Imagine a stretch of open ocean, populated by a swath of wind turbines with skyscraper-sized blades, whipping into the gusts like enormous palm trees. The vision is partly terrifying, partly inspiring, and being taken entirely seriously by the federal government and one of our top research laboratories.
Sandia National Labs has unveiled the preliminary design for a new offshore wind turbine with 650-foot turbine blades. That, as its announcement points out, is twice the size of an American football field. It's also roughly the size of Trump Tower in New York, maybe a more relevant reference point here, since we're talking scale and bluster.
Most conventional wind turbine blades measure over 100 feet, and can generate 1 or 2 megawatts of power. Sandia thinks that by expanding the blade size dramatically, it can increase the amount of energy a windmill can scare up even more dramatically—by as much as tenfold. The lab projects its Trump-sized turbine blades will allow a single towering unit to boast a capacity of 50 MW of electricity. That's like a small power plant, unto itself.
Last year, Sandia was granted nearly $4 million by ARPA-E, the US Department of Energy's blue sky alternative energy research wing, to design and test the concept. "The 50 MW turbine design could enable a 10x increase in power compared to today’s largest production turbines," ARPA-E said in its 2015 funding announcement. "The hurricane-resistant design can enable low-cost, off-shore wind energy for the United States."
It's called the Segmented Ultralight Morphing Rotor (SUMR), and it's notable for reasons besides its massive size.
A SUMR simulation
Basically, SUMR is comprised of turbine blades that are designed to be lightweight, flexible, assembled in multiple segments—as opposed to the heavy, single-serving blades of the conventional design—and hurricane resistant. They're supposed to behave like palm trees.

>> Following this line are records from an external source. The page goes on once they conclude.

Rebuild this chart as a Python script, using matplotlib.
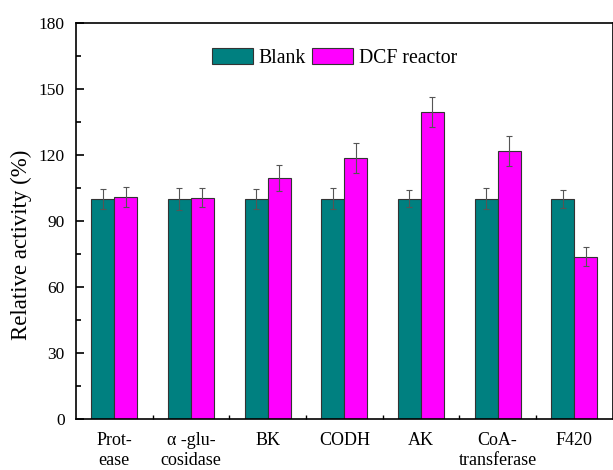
import matplotlib
matplotlib.use("Agg")
import matplotlib.pyplot as plt
import numpy as np

plt.rcParams['font.family'] = ['Liberation Serif', 'DejaVu Serif']

categories = ["Prot-\nease", "\u03b1 -glu-\ncosidase", "BK", "CODH", "AK",
              "CoA-\ntransferase", "F420"]
blank = [100.0, 100.0, 100.0, 100.0, 100.0, 100.0, 100.0]
blank_err = [4.5, 5.0, 4.5, 4.7, 3.8, 4.7, 4.2]
dcf = [100.8, 100.6, 109.4, 118.5, 139.3, 121.7, 73.6]
dcf_err = [4.5, 4.5, 5.8, 6.7, 6.8, 6.8, 4.3]
yticks = [0, 30, 60, 90, 120, 150, 180]

fig = plt.figure(figsize=(6.13, 4.70), dpi=100)
ax = fig.add_axes([0.124, 0.1085, 0.8752, 0.8432])

x = np.arange(len(categories))
w = 0.3
err_kw = dict(ecolor='#555555', elinewidth=0.8, capsize=2.5, capthick=0.8)
ax.bar(x - w / 2, blank, w, yerr=blank_err, color='#008080',
       edgecolor='#333333', linewidth=0.8, label='Blank', error_kw=err_kw)
ax.bar(x + w / 2, dcf, w, yerr=dcf_err, color='#ff00ff',
       edgecolor='#333333', linewidth=0.8, label='DCF reactor', error_kw=err_kw)

ax.set_xlim(-0.5, len(categories) - 0.5)
ax.set_ylim(0, 180)
ax.set_yticks(yticks)
ax.set_yticks(np.arange(15, 180, 30), minor=True)
ax.set_xticks(x)
ax.set_xticklabels(categories, fontsize=13, linespacing=1.25)
ax.set_xticks(np.arange(0.5, len(categories) - 0.5, 1), minor=True)

ax.tick_params(axis='y', which='major', direction='in', length=6, width=1.2,
               labelsize=12.5, pad=8)
ax.tick_params(axis='y', which='minor', direction='in', length=3.5, width=1.2)
ax.tick_params(axis='x', which='major', length=0, pad=9)
ax.tick_params(axis='x', which='minor', direction='in', length=3, width=1.0)
for s in ax.spines.values():
    s.set_linewidth(1.2)

ax.set_ylabel('Relative activity (%)', fontsize=16.5)
ax.yaxis.set_label_coords(-0.082, 0.44)

ax.legend(loc='upper center', bbox_to_anchor=(0.482, 0.955), ncol=2,
          frameon=False, fontsize=14.2, handlelength=2.1, handleheight=0.85,
          handletextpad=0.3, columnspacing=0.3, borderaxespad=0)

fig.savefig('out.png', dpi=100)
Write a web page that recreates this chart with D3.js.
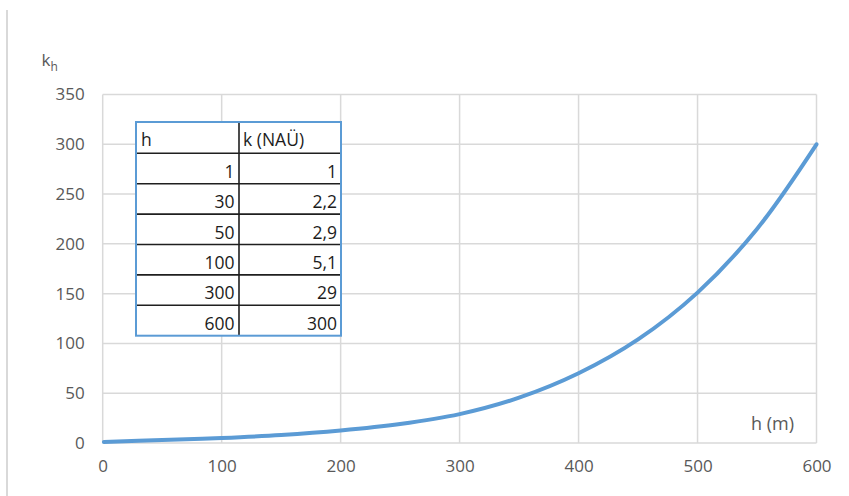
<!DOCTYPE html>
<html>
<head>
<meta charset="utf-8">
<script src="https://cdn.jsdelivr.net/npm/d3@7"></script>
<style>
  html, body { margin: 0; padding: 0; background: #fff; }
  svg { display: block; }
</style>
</head>
<body>
<svg id="chart" width="849" height="496"></svg>
<script>
// ---- data ----
const hValues = [1, 50, 100, 150, 200, 250, 300, 350, 400, 450, 500, 550, 600];
const kValues = [1, 3, 5.1, 8, 12.5, 19, 29, 45.5, 70, 104, 151, 215, 300];
const xTicks = [0, 100, 200, 300, 400, 500, 600];
const yTicks = [0, 50, 100, 150, 200, 250, 300, 350];
const tableHeader = ["h", "k (NAÜ)"];
const tableH = ["1", "30", "50", "100", "300", "600"];
const tableK = ["1", "2,2", "2,9", "5,1", "29", "300"];
const xLabel = "h (m)";

// ---- layout ----
const FONT = "'Open Sans', 'Liberation Sans', sans-serif";
const plot = { left: 102.7, right: 816.5, top: 94.5, bottom: 443 };
const svg = d3.select("#chart");

const x = d3.scaleLinear().domain([0, 600]).range([plot.left, plot.right]);
const y = d3.scaleLinear().domain([0, 350]).range([plot.bottom, plot.top]);

// chart-area left border
svg.append("line")
  .attr("x1", 7).attr("x2", 7).attr("y1", 10).attr("y2", 496)
  .attr("stroke", "#d9d9d9").attr("stroke-width", 2);

// gridlines
const grid = svg.append("g");
grid.selectAll("line.h").data(yTicks).join("line")
  .attr("x1", plot.left).attr("x2", plot.right)
  .attr("y1", d => y(d)).attr("y2", d => y(d))
  .attr("stroke", "#d9d9d9").attr("stroke-width", 1.5);
grid.selectAll("line.v").data(xTicks).join("line")
  .attr("x1", d => x(d)).attr("x2", d => x(d))
  .attr("y1", plot.top).attr("y2", plot.bottom)
  .attr("stroke", "#d9d9d9").attr("stroke-width", 1.5);

// axes (labels only)
const yAxis = d3.axisLeft(y).tickValues(yTicks).tickSize(0).tickPadding(18);
const gy = svg.append("g").attr("transform", `translate(${plot.left},0)`).call(yAxis);
gy.select(".domain").remove();
gy.selectAll("text").attr("fill", "#595959").style("font-family", FONT).style("font-size", "17px");

const xAxis = d3.axisBottom(x).tickValues(xTicks).tickSize(0).tickPadding(17);
const gx = svg.append("g").attr("transform", `translate(0,${plot.bottom})`).call(xAxis);
gx.select(".domain").remove();
gx.selectAll("text").attr("fill", "#595959").style("font-family", FONT).style("font-size", "17px");

// axis titles
const kt = svg.append("text").attr("x", 41.5).attr("y", 66)
  .attr("fill", "#595959").style("font-family", FONT).style("font-size", "17px");
kt.append("tspan").text("k");
kt.append("tspan").attr("dy", 5).style("font-size", "12px").text("h");

svg.append("text").attr("x", 794).attr("y", 430).attr("text-anchor", "end")
  .attr("fill", "#595959").style("font-family", FONT).style("font-size", "18px")
  .text(xLabel);

// curve
const line = d3.line().x((d, i) => x(hValues[i])).y(d => y(d)).curve(d3.curveCatmullRom.alpha(0.5));
svg.append("path").datum(kValues)
  .attr("d", line)
  .attr("fill", "none").attr("stroke", "#5b9bd5").attr("stroke-width", 4)
  .attr("stroke-linecap", "round");

// table
const tb = { left: 136, right: 341, top: 122, headerH: 31.3, rowH: 30.4, split: 239 };
const tg = svg.append("g");
const nRows = tableH.length;
const bottom = tb.top + tb.headerH + nRows * tb.rowH;
tg.append("rect").attr("x", tb.left).attr("y", tb.top)
  .attr("width", tb.right - tb.left).attr("height", bottom - tb.top)
  .attr("fill", "#fff");
const rowLines = d3.range(nRows).map(i => tb.top + tb.headerH + i * tb.rowH);
tg.selectAll("line.r").data(rowLines).join("line")
  .attr("x1", tb.left).attr("x2", tb.right)
  .attr("y1", d => d).attr("y2", d => d)
  .attr("stroke", "#1f1f1f").attr("stroke-width", 1.6);
tg.append("line").attr("x1", tb.split).attr("x2", tb.split)
  .attr("y1", tb.top).attr("y2", bottom)
  .attr("stroke", "#1f1f1f").attr("stroke-width", 1.6);
tg.append("rect").attr("x", tb.left).attr("y", tb.top)
  .attr("width", tb.right - tb.left).attr("height", bottom - tb.top)
  .attr("fill", "none").attr("stroke", "#5b9bd5").attr("stroke-width", 2);

const TFONT = "'Open Sans', 'Liberation Sans', sans-serif";
const TSIZE = "17.5px";
const TCOL = "#1c1c1c";
tg.append("text").attr("x", 141).attr("y", tb.top + tb.headerH - 7)
  .attr("fill", TCOL).style("font-family", TFONT).style("font-size", TSIZE).text(tableHeader[0]);
tg.append("text").attr("x", 243).attr("y", tb.top + tb.headerH - 7)
  .attr("fill", TCOL).style("font-family", TFONT).style("font-size", TSIZE).text(tableHeader[1]);
tg.selectAll("text.ch").data(tableH).join("text")
  .attr("x", 234.5).attr("y", (d, i) => tb.top + tb.headerH + (i + 1) * tb.rowH - 6)
  .attr("text-anchor", "end").attr("fill", TCOL)
  .style("font-family", TFONT).style("font-size", TSIZE).text(d => d);
tg.selectAll("text.ck").data(tableK).join("text")
  .attr("x", 337).attr("y", (d, i) => tb.top + tb.headerH + (i + 1) * tb.rowH - 6)
  .attr("text-anchor", "end").attr("fill", TCOL)
  .style("font-family", TFONT).style("font-size", TSIZE).text(d => d);
</script>
</body>
</html>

According to Sandia, "SUMR’s load-alignment is bio-inspired by the way palm trees move in storms. The lightweight, segmented trunk approximates a series of cylindrical shells that bend in the wind while retaining segment stiffness."
And because they're lightweight, the five to seven pieces that form each turbine blade can be more easily shipped and assembled at the point of use. They're also sited downwind, unlike conventional wind farm projects.
Todd Griffith with a cross section of a 50-meter blade. Image: Sandia
More offshore wind is a great idea. The wind blows consistently stronger and more uniformly offshore, but it's expensive to build and maintain massive projects like wind farms out there. That's why there are so few offshore wind turbines in the oceans—they're mostly in European waters—and so hard to stir up interest in more. (The US has but one lonely offshore wind turbine, which researchers are watching in Maine.)
“Exascale turbines take advantage of economies of scale,” Todd Griffith, Sandia's lead blade designer, said in a statement. “The US has great offshore wind energy potential, but offshore installations are expensive, so larger turbines are needed to capture that energy at an affordable cost." He argues that conventional blades are too expensive to manufacture, too heavy to ship and install affordably, for offshore purposes.
The "new blades could be more easily and cost-effectively manufactured in segments, avoiding the unprecedented-scale equipment needed for transport and assembly of blades built as single units," according to Sandia.
There's still clearly a ton of research, testing, and design work yet to be done here, and the SUMR remains a bold, moonshot-scale idea. The kind Trump himself might applaud, if he didn't hate wind turbines so much.